▶ _Set task_
Your task is to locate every line holding the string "file" and to copy each of them.
== Data excerpt
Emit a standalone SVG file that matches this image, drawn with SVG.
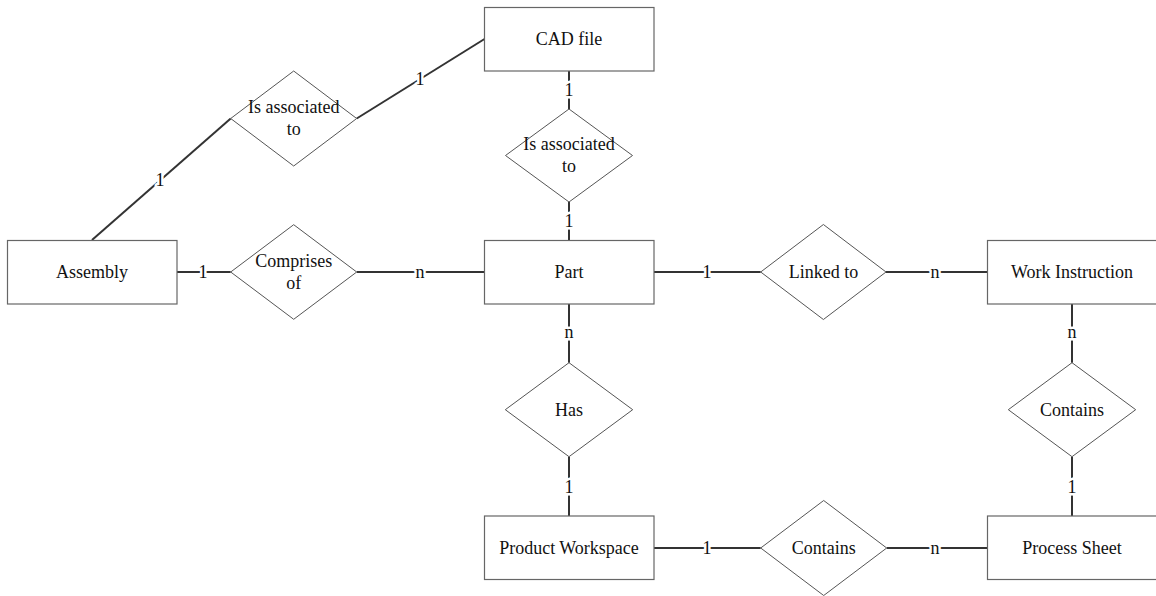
<svg xmlns="http://www.w3.org/2000/svg" width="1156" height="596" viewBox="0 0 1156 596">
  <style>
    .entity rect { fill: #ffffff; stroke: #666666; stroke-width: 1.2; }
    .relation polygon { fill: #ffffff; stroke: #555555; stroke-width: 1; }
    text { font-family: "Liberation Serif", "Times New Roman", serif; font-size: 18px; fill: #111111; text-anchor: middle; }
    #connectors line { stroke: #333333; stroke-width: 2; }
    .card { paint-order: stroke; stroke: #ffffff; stroke-width: 5px; stroke-linejoin: round; }
  </style>
  <rect width="1156" height="596" fill="#ffffff"/>

  <!-- relationship lines -->
  <g id="connectors">
    <line x1="92" y1="240" x2="230.7" y2="118.5"/>
    <line x1="356.7" y1="118.5" x2="484.5" y2="39"/>
    <line x1="569" y1="71" x2="569" y2="109"/>
    <line x1="569" y1="202" x2="569" y2="240"/>
    <line x1="177" y1="272" x2="230.7" y2="272"/>
    <line x1="356.7" y1="272" x2="484" y2="272"/>
    <line x1="654" y1="272" x2="760.7" y2="272"/>
    <line x1="886" y1="272" x2="987.5" y2="272"/>
    <line x1="569" y1="304" x2="569" y2="362.7"/>
    <line x1="569" y1="456.7" x2="569" y2="516"/>
    <line x1="1072" y1="304" x2="1072" y2="362.7"/>
    <line x1="1072" y1="456.7" x2="1072" y2="516"/>
    <line x1="653.5" y1="548" x2="760.7" y2="548"/>
    <line x1="886.7" y1="548" x2="987.5" y2="548"/>

    <!-- cardinalities -->
    <text class="card" x="160" y="186">1</text>
    <text class="card" x="420" y="85">1</text>
    <text class="card" x="569" y="96">1</text>
    <text class="card" x="569" y="227">1</text>
    <text class="card" x="203" y="278">1</text>
    <text class="card" x="420" y="278">n</text>
    <text class="card" x="707" y="278">1</text>
    <text class="card" x="935" y="278">n</text>
    <text class="card" x="569" y="338">n</text>
    <text class="card" x="569" y="493">1</text>
    <text class="card" x="1072" y="338">n</text>
    <text class="card" x="1072" y="493">1</text>
    <text class="card" x="707" y="554">1</text>
    <text class="card" x="935" y="554">n</text>
  </g>

  <!-- entities -->
  <g id="cad-file" class="entity">
    <rect x="484.5" y="7.5" width="169.5" height="63.5"/>
    <text x="569" y="45">CAD file</text>
  </g>
  <g id="assembly" class="entity">
    <rect x="7.5" y="240.5" width="169.5" height="63.5"/>
    <text x="92" y="278">Assembly</text>
  </g>
  <g id="part" class="entity">
    <rect x="484.5" y="240.5" width="169.5" height="63.5"/>
    <text x="569" y="278">Part</text>
  </g>
  <g id="work-instruction" class="entity">
    <rect x="987.5" y="240.5" width="170" height="63.5"/>
    <text x="1072" y="278">Work Instruction</text>
  </g>
  <g id="product-workspace" class="entity">
    <rect x="484.5" y="516" width="169.5" height="63.5"/>
    <text x="569" y="554">Product Workspace</text>
  </g>
  <g id="process-sheet" class="entity">
    <rect x="987.5" y="516" width="170" height="63.5"/>
    <text x="1072" y="554">Process Sheet</text>
  </g>

  <!-- relationships -->
  <g id="rel-assembly-cad" class="relation">
    <polygon points="293.7,71 356.7,118.5 293.7,166 230.7,118.5"/>
    <text x="293.7" y="113">Is associated</text>
    <text x="293.7" y="135">to</text>
  </g>
  <g id="rel-cad-part" class="relation">
    <polygon points="569,109 632.5,155.5 569,202 505.5,155.5"/>
    <text x="569" y="150">Is associated</text>
    <text x="569" y="172">to</text>
  </g>
  <g id="rel-comprises" class="relation">
    <polygon points="293.7,224.7 356.7,272 293.7,319.3 230.7,272"/>
    <text x="293.7" y="266.7">Comprises</text>
    <text x="293.7" y="288.5">of</text>
  </g>
  <g id="rel-linked" class="relation">
    <polygon points="823.4,224.5 886,272 823.4,319.5 760.7,272"/>
    <text x="823.4" y="278">Linked to</text>
  </g>
  <g id="rel-has" class="relation">
    <polygon points="569,362.7 632.7,409.7 569,456.7 505.3,409.7"/>
    <text x="569" y="416">Has</text>
  </g>
  <g id="rel-contains-wi" class="relation">
    <polygon points="1072,362.7 1135.7,409.7 1072,456.7 1008.3,409.7"/>
    <text x="1072" y="416">Contains</text>
  </g>
  <g id="rel-contains-ps" class="relation">
    <polygon points="823.7,500.5 886.7,548 823.7,595.5 760.7,548"/>
    <text x="823.7" y="554">Contains</text>
  </g>
</svg>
====
▶ _The reply_
Emit a standalone SVG file that matches this image, drawn with SVG.
  <g id="cad-file" class="entity">
    <text x="569" y="45">CAD file</text>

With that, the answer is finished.